Find the seed at the bottom of your heart and bring forth a beautiful flower.
— Shigenori Kameoka
source: Tuesday Ryan-Hart

source: Tuesday Ryan-Hart

I had grand plans for my time off. It was a good amount of time — three weeks! — a luxury of empty days I’d never given myself before. Empty days to fill with cleaning and sorting and friends and adventures and ALL THE THINGS.

The days did fill, no doubt. I saw friends. I took a wonderful trip. But mostly, my time off was full of space to be quiet. Not long into it, I realized that’s what I needed most.

As we’ve built The Outside over the past eighteen months, I’ve grown and stretched in ways I couldn’t have imagined. It’s been busy and full of amazing experiences, and I wouldn't trade a moment of it.

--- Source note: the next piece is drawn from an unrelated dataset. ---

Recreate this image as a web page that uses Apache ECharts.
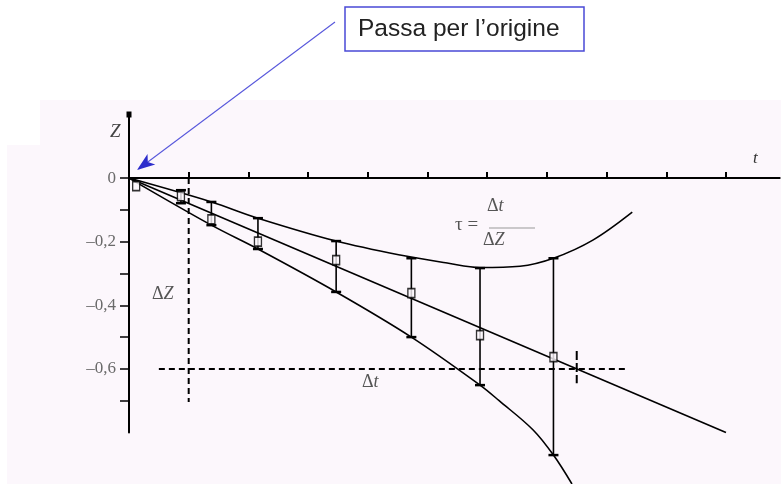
<!DOCTYPE html>
<html>
<head>
<meta charset="utf-8">
<script src="https://cdn.jsdelivr.net/npm/echarts@6/dist/echarts.min.js"></script>
<style>
  html, body { margin: 0; padding: 0; background: #ffffff; }
  #chart { width: 781px; height: 484px; }
</style>
</head>
<body>
<div id="chart"></div>
<script>
// Measured points (t, Z) with their uncertainty range
const tObs  = [0.12, 0.87, 1.38, 2.16, 3.47, 4.73, 5.88, 7.11];
const zObs  = [-0.025, -0.057, -0.13, -0.20, -0.258, -0.362, -0.494, -0.563];
const zHigh = [null, -0.038, -0.075, -0.126, -0.198, -0.252, -0.283, -0.252];
const zLow  = [null, -0.079, -0.148, -0.223, -0.358, -0.50, -0.651, -0.871];

// Best-fit straight line through the origin
const tFit = [0, 10];
const zFit = [0, -0.8];

// Upper envelope of the error bars
const tUpper = [0, 1.38, 2.16, 3.47, 4.54, 5.33, 5.88, 6.55, 7.11, 7.77, 8.43];
const zUpper = [0, -0.075, -0.126, -0.198, -0.242, -0.267, -0.281, -0.277, -0.252, -0.195, -0.107];

// Lower envelope of the error bars
const tLower = [0, 1.38, 2.16, 3.47, 4.73, 5.88, 6.2, 6.77, 7.11, 7.42];
const zLower = [0, -0.148, -0.223, -0.358, -0.50, -0.651, -0.70, -0.792, -0.871, -0.962];

// Construction lines for the slope triangle
const tDeltaZ = [1, 1];        const zDeltaZ = [0, -0.704];
const tDeltaT = [0.5, 8.34];   const zDeltaT = [-0.6, -0.6];
const tCross  = [7.5, 7.5];    const zCross  = [-0.544, -0.645];

// Axis ticks and labels
const xTickValues = [1, 2, 3, 4, 5, 6, 7, 8, 9, 10];
const yTickValues = [0, -0.1, -0.2, -0.3, -0.4, -0.5, -0.6, -0.7];
const yLabelValues = [0, -0.2, -0.4, -0.6];
const yLabelTexts  = ['0', '\u20130,2', '\u20130,4', '\u20130,6'];

const pairs = (xs, ys) => xs.map((x, i) => [x, ys[i]]);
const serif = '"Liberation Serif", "DejaVu Serif", serif';
const richItalic = { i: { fontStyle: 'italic', fontSize: 18, fontFamily: serif, fill: '#555' } };

const chart = echarts.init(document.getElementById('chart'), null, { renderer: 'canvas' });

const errorData = tObs.map((t, i) => [t, zHigh[i], zLow[i]]).filter(d => d[1] !== null);

const option = {
  backgroundColor: '#ffffff',
  animation: false,
  grid: { left: 129, top: 114.5, width: 650.7, height: 318 },
  xAxis: {
    type: 'value', min: 0, max: 10.9,
    axisLine: { onZero: true, lineStyle: { color: '#000', width: 2 } },
    axisTick: { inside: true, length: 6, lineStyle: { color: '#000', width: 2 }, customValues: xTickValues },
    axisLabel: { show: false },
    splitLine: { show: false }
  },
  yAxis: {
    type: 'value', min: -0.8, max: 0.2,
    axisLine: { onZero: false, symbol: ['none', 'rect'], symbolSize: [5, 6], lineStyle: { color: '#000', width: 2 } },
    axisTick: { length: 9, lineStyle: { color: '#000', width: 1.5 }, customValues: yTickValues },
    axisLabel: {
      margin: 13, color: '#6a6a6a', fontFamily: serif, fontSize: 17,
      customValues: yLabelValues,
      formatter: v => {
        const i = yLabelValues.findIndex(u => Math.abs(u - v) < 1e-6);
        return i >= 0 ? yLabelTexts[i] : '';
      }
    },
    splitLine: { show: false }
  },
  series: [
    {
      type: 'line', data: pairs(tUpper, zUpper), smooth: 0.35, symbol: 'none', clip: false,
      lineStyle: { color: '#000', width: 1.6 }
    },
    {
      type: 'line', data: pairs(tLower, zLower), smooth: 0.35, symbol: 'none', clip: false,
      lineStyle: { color: '#000', width: 1.6 }
    },
    {
      type: 'line', data: pairs(tFit, zFit), symbol: 'none', clip: false,
      lineStyle: { color: '#000', width: 1.6 }
    },
    {
      type: 'line', data: pairs(tDeltaZ, zDeltaZ), symbol: 'none', clip: false,
      lineStyle: { color: '#000', width: 2, type: [6, 4] }
    },
    {
      type: 'line', data: pairs(tDeltaT, zDeltaT), symbol: 'none', clip: false,
      lineStyle: { color: '#000', width: 2, type: [6, 4] }
    },
    {
      type: 'line', data: pairs(tCross, zCross), symbol: 'none', clip: false,
      lineStyle: { color: '#000', width: 2, type: [9, 3] }
    },
    {
      type: 'custom', clip: false, z: 3,
      data: errorData,
      renderItem: (params, api) => {
        const t = api.value(0);
        const top = api.coord([t, api.value(1)]);
        const bot = api.coord([t, api.value(2)]);
        const w = 5;
        return {
          type: 'group',
          children: [
            { type: 'line', shape: { x1: top[0], y1: top[1], x2: bot[0], y2: bot[1] },
              style: { stroke: '#000', lineWidth: 1.6 } },
            { type: 'line', shape: { x1: top[0] - w, y1: top[1], x2: top[0] + w, y2: top[1] },
              style: { stroke: '#000', lineWidth: 2.5 } },
            { type: 'line', shape: { x1: bot[0] - w, y1: bot[1], x2: bot[0] + w, y2: bot[1] },
              style: { stroke: '#000', lineWidth: 2.5 } }
          ]
        };
      }
    },
    {
      type: 'scatter', z: 5, data: pairs(tObs, zObs),
      symbol: 'rect', symbolSize: [7, 9],
      itemStyle: { color: '#fdf8fd', borderColor: '#000', borderWidth: 1.5 }
    }
  ],
  graphic: [
    // faint paper background behind the plot
    { type: 'rect', z: -10, shape: { x: 40, y: 100, width: 741, height: 384 }, style: { fill: '#fcf7fc' } },
    { type: 'rect', z: -10, shape: { x: 7, y: 145, width: 33, height: 339 }, style: { fill: '#fcf7fc' } },
    // axis names
    { type: 'text', x: 110, y: 122, style: { text: 'Z', font: 'italic 19px ' + serif, fill: '#444' } },
    { type: 'text', x: 753, y: 150, style: { text: 't', font: 'italic 17px ' + serif, fill: '#333' } },
    // slope triangle labels
    { type: 'text', x: 152, y: 285, style: { text: '\u0394{i|Z}', font: '18px ' + serif, fill: '#555', rich: richItalic } },
    { type: 'text', x: 362, y: 373, style: { text: '\u0394{i|t}', font: '18px ' + serif, fill: '#555', rich: richItalic } },
    // time constant formula
    { type: 'text', x: 455, y: 216, style: { text: '\u03c4 =', font: '19px ' + serif, fill: '#555' } },
    { type: 'text', x: 487, y: 197, style: { text: '\u0394{i|t}', font: '18px ' + serif, fill: '#555', rich: richItalic } },
    { type: 'line', shape: { x1: 489, y1: 228, x2: 535, y2: 228 }, style: { stroke: '#999', lineWidth: 1 } },
    { type: 'text', x: 483, y: 231, style: { text: '\u0394{i|Z}', font: '18px ' + serif, fill: '#555', rich: richItalic } },
    // callout box
    { type: 'rect', shape: { x: 345, y: 7, width: 239, height: 44 },
      style: { fill: '#ffffff', stroke: '#4a4ad6', lineWidth: 1.5 } },
    { type: 'text', x: 358, y: 29, style: {
        text: 'Passa per l\u2019origine', font: '24.5px "Liberation Sans", Arial, sans-serif',
        fill: '#222', verticalAlign: 'middle' } }
  ]
};

chart.setOption(option);

// Arrow from the callout to the origin of the axes
const origin = chart.convertToPixel({ gridIndex: 0 }, [0, 0]);
const tip = [origin[0] + 8, origin[1] - 8];
const start = [335, 22];
const ang = Math.atan2(tip[1] - start[1], tip[0] - start[0]);
const ux = Math.cos(ang), uy = Math.sin(ang);
const nx = -uy, ny = ux;
const headLen = 18, headHalf = 6.5;
const base = [tip[0] - headLen * ux, tip[1] - headLen * uy];
const notch = [tip[0] - headLen * 0.75 * ux, tip[1] - headLen * 0.75 * uy];
chart.setOption({
  graphic: option.graphic.concat([
    { type: 'line', shape: { x1: start[0], y1: start[1], x2: notch[0], y2: notch[1] },
      style: { stroke: '#5858dc', lineWidth: 1.1 } },
    { type: 'polygon', shape: { points: [
        tip,
        [base[0] + nx * headHalf, base[1] + ny * headHalf],
        notch,
        [base[0] - nx * headHalf, base[1] - ny * headHalf]
      ] },
      style: { fill: '#2e2ecc' } }
  ])
});
</script>
</body>
</html>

But, friends, I’ve been tired. Very, very tired. On the edge of burnout-tired. The work is good. I love the work. But this was a kind of tired that was settling deep in my bones, not solvable by a good night of sleep or even a week off.

I had stopped hearing my own song — my own knowing and inner compass, so over-stimulated with new input and responsibility. Have you felt that feeling before? When we do, we need a dedicated pause to find it again.

In some recent work, we were at a turning point with the group. We had spent months gathering information and experimenting with new strategies, but we’d hit a wall. We had SO MUCH coming at us — all good, useful, and helpful insight, though much of it only brought more complexity to whatever our path forward would be. The wall we’d hit was that it was now time to make sense of it together.

And so we paused. We could have kept charging forward, pushing and wrestling and struggling to pin down the answers. But instead, we slowed down. We spent time in silence, reflecting.

Individually, we were quiet until we each came up with our own answers. And then, only after finding some clarity for and clarity from ourselves did we come back together. Then we were able to determine how to move forward.

We found the seeds: the beginnings of strategies to move forward. We let go of the clutter of past ideas and conceptions. We dug deep until we learned how to cultivate flowering: the best soil, sunshine, and hydration for our seeds. We found the soil, sunshine, and rain within each of us, on our own, before linking arms again to take action together. It was beautiful — almost magical — how we each went inside to gear up, studying the cultivation of how we might each bring our best action back to the table.

When we came back together, we made not only a bouquet of flowering go-forward ideas, but a whole field of them.

This is how my own recent break feels. It’s been a letting-go, a restoration, a rest. The best kind of pause. I’ve rediscovered the seed in my heart. Soon, there will be more flowers. There always are.